Write the listing below out again exactly, dropping the images.

- Dataset extract

===============

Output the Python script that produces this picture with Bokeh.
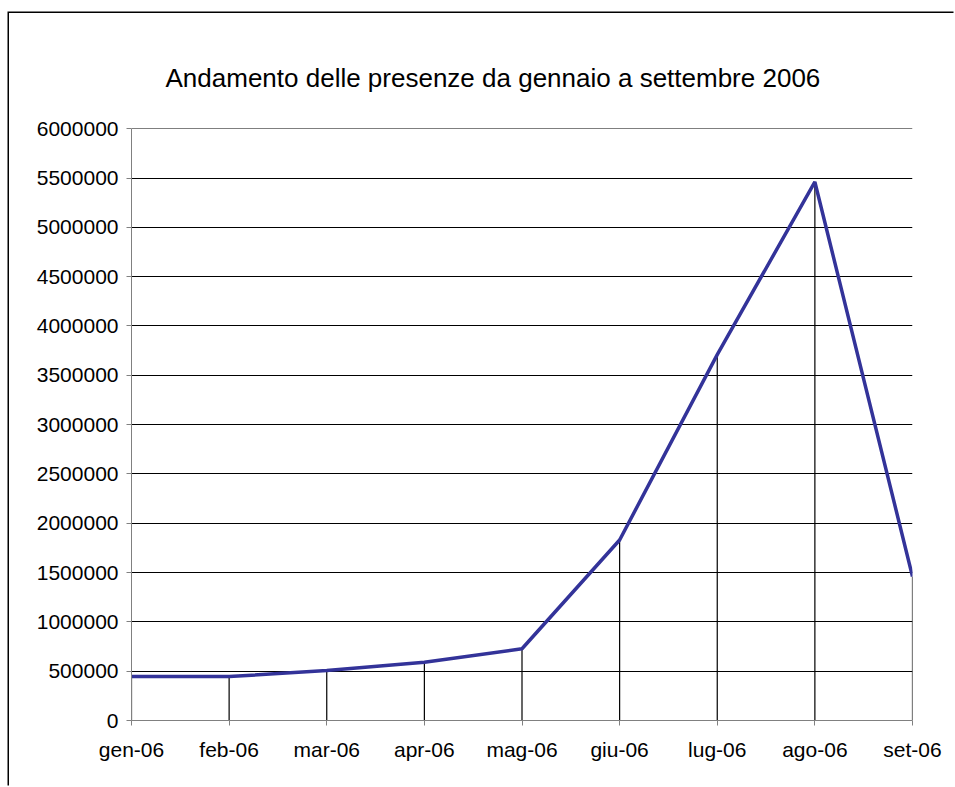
from bokeh.plotting import figure
from bokeh.models import FixedTicker, BasicTickFormatter
from bokeh.embed import file_html
from bokeh.resources import INLINE

months = ["gen-06", "feb-06", "mar-06", "apr-06", "mag-06", "giu-06", "lug-06", "ago-06", "set-06"]
presenze = [445000, 445000, 507000, 590000, 727000, 1830000, 3710000, 5460000, 1460000]
y_ticks = [0, 500000, 1000000, 1500000, 2000000, 2500000, 3000000, 3500000,
           4000000, 4500000, 5000000, 5500000, 6000000]
title_text = "Andamento delle presenze da gennaio a settembre 2006"

xs = list(range(len(months)))
FONT = "Liberation Sans"

p = figure(output_backend="svg", toolbar_location=None,
           frame_width=781, frame_height=592,
           min_border_left=122, min_border_top=115, min_border_right=43, min_border_bottom=67,
           x_range=(0, len(months) - 1), y_range=(0, 6002000))
# chart-area border: only left and top edges are visible in the reference
p.styles = {"position": "relative", "left": "9px", "top": "13px",
            "box-shadow": "-1.5px -1.5px 0 0 black"}
p.outline_line_color = None
p.background_fill_color = "white"
p.border_fill_color = "white"

p.title.text = title_text
p.title.align = "left"
p.title.offset = 34
p.title.standoff = 71
p.title.text_font = FONT
p.title.text_font_size = "26px"
p.title.text_font_style = "normal"
p.title.text_color = "black"

# grid
p.xgrid.grid_line_color = None
p.ygrid.grid_line_color = "black"
p.ygrid.grid_line_width = 1
p.ygrid.ticker = FixedTicker(ticks=y_ticks)

# axes
p.xaxis.ticker = FixedTicker(ticks=xs)
p.xaxis.major_label_overrides = {i: m for i, m in enumerate(months)}
p.yaxis.ticker = FixedTicker(ticks=y_ticks)
p.yaxis.formatter = BasicTickFormatter(use_scientific=False)
for ax in (p.xaxis, p.yaxis):
    ax.axis_line_color = "#808080"
    ax.major_tick_line_color = "#808080"
    ax.major_tick_in = 0
    ax.major_tick_out = 5
    ax.minor_tick_line_color = None
    ax.major_label_text_font = FONT
    ax.major_label_text_font_size = "21px"
    ax.major_label_text_color = "black"
p.xaxis.major_label_standoff = 12
p.yaxis.major_label_standoff = 8

# drop lines
p.segment(x0=xs, y0=[0] * len(xs), x1=xs, y1=presenze, line_color="black", line_width=1.2)
# series line
p.line(xs, presenze, line_color="#333399", line_width=3.5)

open("out.html", "w").write(file_html(p, INLINE))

===============

- Exercise solution
Output the Python script that produces this picture with Bokeh.
from bokeh.plotting import figure
from bokeh.models import FixedTicker, BasicTickFormatter
from bokeh.embed import file_html
from bokeh.resources import INLINE

months = ["gen-06", "feb-06", "mar-06", "apr-06", "mag-06", "giu-06", "lug-06", "ago-06", "set-06"]
presenze = [445000, 445000, 507000, 590000, 727000, 1830000, 3710000, 5460000, 1460000]
y_ticks = [0, 500000, 1000000, 1500000, 2000000, 2500000, 3000000, 3500000,
           4000000, 4500000, 5000000, 5500000, 6000000]
title_text = "Andamento delle presenze da gennaio a settembre 2006"

xs = list(range(len(months)))
FONT = "Liberation Sans"

p = figure(output_backend="svg", toolbar_location=None,
           frame_width=781, frame_height=592,
           min_border_left=122, min_border_top=115, min_border_right=43, min_border_bottom=67,
           x_range=(0, len(months) - 1), y_range=(0, 6002000))
# chart-area border: only left and top edges are visible in the reference
p.styles = {"position": "relative", "left": "9px", "top": "13px",
            "box-shadow": "-1.5px -1.5px 0 0 black"}
p.outline_line_color = None
p.background_fill_color = "white"
p.border_fill_color = "white"

p.title.text = title_text
p.title.align = "left"
p.title.offset = 34
p.title.standoff = 71
p.title.text_font = FONT
p.title.text_font_size = "26px"
p.title.text_font_style = "normal"
p.title.text_color = "black"

# grid
p.xgrid.grid_line_color = None
p.ygrid.grid_line_color = "black"
p.ygrid.grid_line_width = 1
p.ygrid.ticker = FixedTicker(ticks=y_ticks)

# axes
p.xaxis.ticker = FixedTicker(ticks=xs)
p.xaxis.major_label_overrides = {i: m for i, m in enumerate(months)}
p.yaxis.ticker = FixedTicker(ticks=y_ticks)
p.yaxis.formatter = BasicTickFormatter(use_scientific=False)
for ax in (p.xaxis, p.yaxis):
    ax.axis_line_color = "#808080"
    ax.major_tick_line_color = "#808080"
    ax.major_tick_in = 0
    ax.major_tick_out = 5
    ax.minor_tick_line_color = None
    ax.major_label_text_font = FONT
    ax.major_label_text_font_size = "21px"
    ax.major_label_text_color = "black"
p.xaxis.major_label_standoff = 12
p.yaxis.major_label_standoff = 8

# drop lines
p.segment(x0=xs, y0=[0] * len(xs), x1=xs, y1=presenze, line_color="black", line_width=1.2)
# series line
p.line(xs, presenze, line_color="#333399", line_width=3.5)

open("out.html", "w").write(file_html(p, INLINE))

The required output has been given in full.